▶

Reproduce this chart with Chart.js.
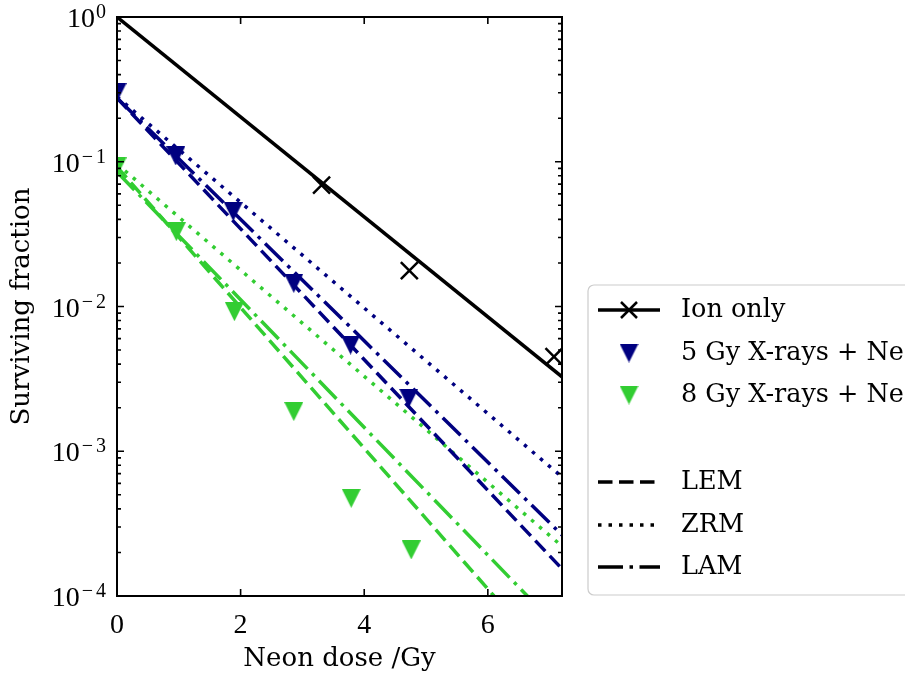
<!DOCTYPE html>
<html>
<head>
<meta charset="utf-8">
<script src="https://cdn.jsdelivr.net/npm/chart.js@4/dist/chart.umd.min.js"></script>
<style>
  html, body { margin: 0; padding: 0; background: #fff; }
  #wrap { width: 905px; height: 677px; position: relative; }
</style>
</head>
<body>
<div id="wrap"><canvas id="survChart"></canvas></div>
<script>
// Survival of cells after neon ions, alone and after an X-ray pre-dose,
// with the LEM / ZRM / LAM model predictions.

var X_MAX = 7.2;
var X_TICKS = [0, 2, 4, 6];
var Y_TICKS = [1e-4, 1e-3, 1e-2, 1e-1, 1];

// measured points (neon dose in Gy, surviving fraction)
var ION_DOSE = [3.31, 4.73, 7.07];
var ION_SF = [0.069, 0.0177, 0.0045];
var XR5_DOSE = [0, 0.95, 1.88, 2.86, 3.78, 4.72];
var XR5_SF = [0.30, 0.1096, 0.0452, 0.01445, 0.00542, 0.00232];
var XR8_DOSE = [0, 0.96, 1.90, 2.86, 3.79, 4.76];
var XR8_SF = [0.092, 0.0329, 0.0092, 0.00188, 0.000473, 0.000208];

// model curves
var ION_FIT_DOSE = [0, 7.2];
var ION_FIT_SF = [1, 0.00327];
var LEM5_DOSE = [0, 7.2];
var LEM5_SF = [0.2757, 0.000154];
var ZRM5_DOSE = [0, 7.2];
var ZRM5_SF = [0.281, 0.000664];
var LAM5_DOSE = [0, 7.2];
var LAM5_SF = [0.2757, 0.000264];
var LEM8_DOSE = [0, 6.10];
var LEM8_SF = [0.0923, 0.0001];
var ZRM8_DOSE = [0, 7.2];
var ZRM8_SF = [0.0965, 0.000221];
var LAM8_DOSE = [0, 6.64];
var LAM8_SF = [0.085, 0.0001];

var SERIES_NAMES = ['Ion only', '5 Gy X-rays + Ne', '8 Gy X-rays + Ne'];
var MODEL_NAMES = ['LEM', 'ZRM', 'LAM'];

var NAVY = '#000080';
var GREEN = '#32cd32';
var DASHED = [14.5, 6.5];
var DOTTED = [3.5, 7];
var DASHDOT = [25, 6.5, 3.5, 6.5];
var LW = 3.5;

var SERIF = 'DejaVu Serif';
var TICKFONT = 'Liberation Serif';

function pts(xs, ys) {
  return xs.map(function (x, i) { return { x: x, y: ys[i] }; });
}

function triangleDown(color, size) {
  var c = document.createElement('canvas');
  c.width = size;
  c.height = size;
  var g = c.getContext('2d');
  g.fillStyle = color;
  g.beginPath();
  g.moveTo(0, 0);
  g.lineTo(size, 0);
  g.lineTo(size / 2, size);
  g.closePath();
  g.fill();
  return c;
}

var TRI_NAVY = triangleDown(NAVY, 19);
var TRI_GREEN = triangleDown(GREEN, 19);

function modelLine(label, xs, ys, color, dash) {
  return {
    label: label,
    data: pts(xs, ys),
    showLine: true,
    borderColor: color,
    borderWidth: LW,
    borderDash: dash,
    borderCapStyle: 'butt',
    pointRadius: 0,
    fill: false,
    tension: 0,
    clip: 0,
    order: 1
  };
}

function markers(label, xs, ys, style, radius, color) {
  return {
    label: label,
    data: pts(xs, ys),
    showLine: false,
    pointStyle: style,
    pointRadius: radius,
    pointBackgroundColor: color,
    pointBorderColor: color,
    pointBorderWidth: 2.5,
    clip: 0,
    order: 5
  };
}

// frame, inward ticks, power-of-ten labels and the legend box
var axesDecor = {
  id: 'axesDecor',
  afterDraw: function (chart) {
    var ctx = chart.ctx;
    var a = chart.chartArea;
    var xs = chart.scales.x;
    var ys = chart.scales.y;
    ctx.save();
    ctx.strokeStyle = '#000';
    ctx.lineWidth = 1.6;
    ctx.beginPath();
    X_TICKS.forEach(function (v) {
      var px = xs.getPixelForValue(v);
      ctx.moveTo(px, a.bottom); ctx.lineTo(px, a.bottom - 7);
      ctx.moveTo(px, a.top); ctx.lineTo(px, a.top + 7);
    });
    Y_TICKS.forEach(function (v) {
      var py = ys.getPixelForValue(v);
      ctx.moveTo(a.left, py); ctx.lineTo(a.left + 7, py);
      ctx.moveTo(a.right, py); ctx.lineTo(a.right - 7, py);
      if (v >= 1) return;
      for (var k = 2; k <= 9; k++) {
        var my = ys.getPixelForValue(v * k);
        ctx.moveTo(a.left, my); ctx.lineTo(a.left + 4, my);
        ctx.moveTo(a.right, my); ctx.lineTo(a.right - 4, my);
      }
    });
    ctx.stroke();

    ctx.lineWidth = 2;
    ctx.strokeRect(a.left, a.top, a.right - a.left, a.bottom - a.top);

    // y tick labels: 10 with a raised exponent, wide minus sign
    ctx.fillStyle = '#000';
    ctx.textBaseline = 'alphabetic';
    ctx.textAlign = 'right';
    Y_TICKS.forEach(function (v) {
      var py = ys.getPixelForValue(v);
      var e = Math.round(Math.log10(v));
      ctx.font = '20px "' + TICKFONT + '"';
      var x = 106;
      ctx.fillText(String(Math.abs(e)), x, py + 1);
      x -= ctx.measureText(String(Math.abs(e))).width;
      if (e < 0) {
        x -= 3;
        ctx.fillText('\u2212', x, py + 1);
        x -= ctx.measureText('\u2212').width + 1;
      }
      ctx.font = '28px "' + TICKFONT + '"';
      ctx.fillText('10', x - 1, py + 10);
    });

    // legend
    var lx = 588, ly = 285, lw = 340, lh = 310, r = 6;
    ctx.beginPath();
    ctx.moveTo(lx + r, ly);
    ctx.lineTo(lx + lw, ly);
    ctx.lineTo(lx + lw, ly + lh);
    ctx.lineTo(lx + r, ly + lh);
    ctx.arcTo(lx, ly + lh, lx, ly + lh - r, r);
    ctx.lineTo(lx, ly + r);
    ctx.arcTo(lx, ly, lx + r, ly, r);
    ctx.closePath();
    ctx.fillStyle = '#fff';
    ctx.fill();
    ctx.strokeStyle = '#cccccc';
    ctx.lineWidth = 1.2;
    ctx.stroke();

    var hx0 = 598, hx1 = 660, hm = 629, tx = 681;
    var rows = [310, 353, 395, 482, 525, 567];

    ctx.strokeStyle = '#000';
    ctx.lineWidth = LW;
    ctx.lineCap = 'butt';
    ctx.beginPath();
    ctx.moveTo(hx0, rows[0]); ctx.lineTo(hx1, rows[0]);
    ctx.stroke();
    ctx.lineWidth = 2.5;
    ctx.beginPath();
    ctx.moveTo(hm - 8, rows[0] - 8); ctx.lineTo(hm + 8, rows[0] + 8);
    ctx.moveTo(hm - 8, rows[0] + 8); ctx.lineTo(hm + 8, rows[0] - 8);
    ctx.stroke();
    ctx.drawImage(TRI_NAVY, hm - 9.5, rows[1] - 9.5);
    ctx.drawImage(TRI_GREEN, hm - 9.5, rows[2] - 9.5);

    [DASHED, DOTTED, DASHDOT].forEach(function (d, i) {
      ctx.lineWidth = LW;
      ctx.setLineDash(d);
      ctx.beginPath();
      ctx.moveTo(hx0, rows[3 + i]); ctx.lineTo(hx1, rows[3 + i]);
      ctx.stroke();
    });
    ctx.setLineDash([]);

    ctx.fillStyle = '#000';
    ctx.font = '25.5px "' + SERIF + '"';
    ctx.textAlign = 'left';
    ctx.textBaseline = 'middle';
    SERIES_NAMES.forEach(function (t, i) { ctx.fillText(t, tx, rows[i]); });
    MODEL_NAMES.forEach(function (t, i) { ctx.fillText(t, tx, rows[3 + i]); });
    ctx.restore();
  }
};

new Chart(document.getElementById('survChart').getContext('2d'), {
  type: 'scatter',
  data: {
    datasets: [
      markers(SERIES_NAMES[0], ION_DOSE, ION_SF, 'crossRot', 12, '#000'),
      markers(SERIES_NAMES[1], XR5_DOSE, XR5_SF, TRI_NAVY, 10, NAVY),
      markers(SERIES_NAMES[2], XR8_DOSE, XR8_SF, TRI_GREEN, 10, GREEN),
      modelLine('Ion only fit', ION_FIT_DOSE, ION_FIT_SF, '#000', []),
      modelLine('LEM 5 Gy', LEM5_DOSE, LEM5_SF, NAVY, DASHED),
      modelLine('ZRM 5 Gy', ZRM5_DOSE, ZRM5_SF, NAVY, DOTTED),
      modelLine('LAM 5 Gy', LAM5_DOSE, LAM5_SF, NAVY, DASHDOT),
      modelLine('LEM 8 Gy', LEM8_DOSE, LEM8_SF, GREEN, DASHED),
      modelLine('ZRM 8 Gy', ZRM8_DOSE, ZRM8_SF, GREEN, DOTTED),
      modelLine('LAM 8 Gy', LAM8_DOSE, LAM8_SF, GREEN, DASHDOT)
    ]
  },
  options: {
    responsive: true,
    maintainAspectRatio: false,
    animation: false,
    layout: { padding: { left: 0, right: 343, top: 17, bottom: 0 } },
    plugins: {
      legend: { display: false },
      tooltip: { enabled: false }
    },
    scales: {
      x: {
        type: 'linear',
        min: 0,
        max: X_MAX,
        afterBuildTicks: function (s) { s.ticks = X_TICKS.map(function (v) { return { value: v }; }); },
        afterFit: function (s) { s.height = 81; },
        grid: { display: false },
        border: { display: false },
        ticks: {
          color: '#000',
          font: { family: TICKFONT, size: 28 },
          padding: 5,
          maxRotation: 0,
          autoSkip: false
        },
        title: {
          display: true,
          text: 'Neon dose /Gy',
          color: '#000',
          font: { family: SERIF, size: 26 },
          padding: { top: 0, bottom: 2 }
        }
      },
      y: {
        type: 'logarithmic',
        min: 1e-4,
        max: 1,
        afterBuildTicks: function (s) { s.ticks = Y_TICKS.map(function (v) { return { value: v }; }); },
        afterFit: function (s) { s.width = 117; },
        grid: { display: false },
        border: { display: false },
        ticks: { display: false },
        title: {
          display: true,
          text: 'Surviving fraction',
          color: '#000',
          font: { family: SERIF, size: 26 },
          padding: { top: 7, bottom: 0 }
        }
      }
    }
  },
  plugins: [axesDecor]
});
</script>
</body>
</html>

◀

◆ EXERCISE GOAL
Up to and including the line with "LAM model predictions.", copy the data above from its first line. Skip pictures.

◆ ANSWER FOR THIS EXERCISE
Reproduce this chart with Chart.js.
<!DOCTYPE html>
<html>
<head>
<meta charset="utf-8">
<script src="https://cdn.jsdelivr.net/npm/chart.js@4/dist/chart.umd.min.js"></script>
<style>
  html, body { margin: 0; padding: 0; background: #fff; }
  #wrap { width: 905px; height: 677px; position: relative; }
</style>
</head>
<body>
<div id="wrap"><canvas id="survChart"></canvas></div>
<script>
// Survival of cells after neon ions, alone and after an X-ray pre-dose,
// with the LEM / ZRM / LAM model predictions.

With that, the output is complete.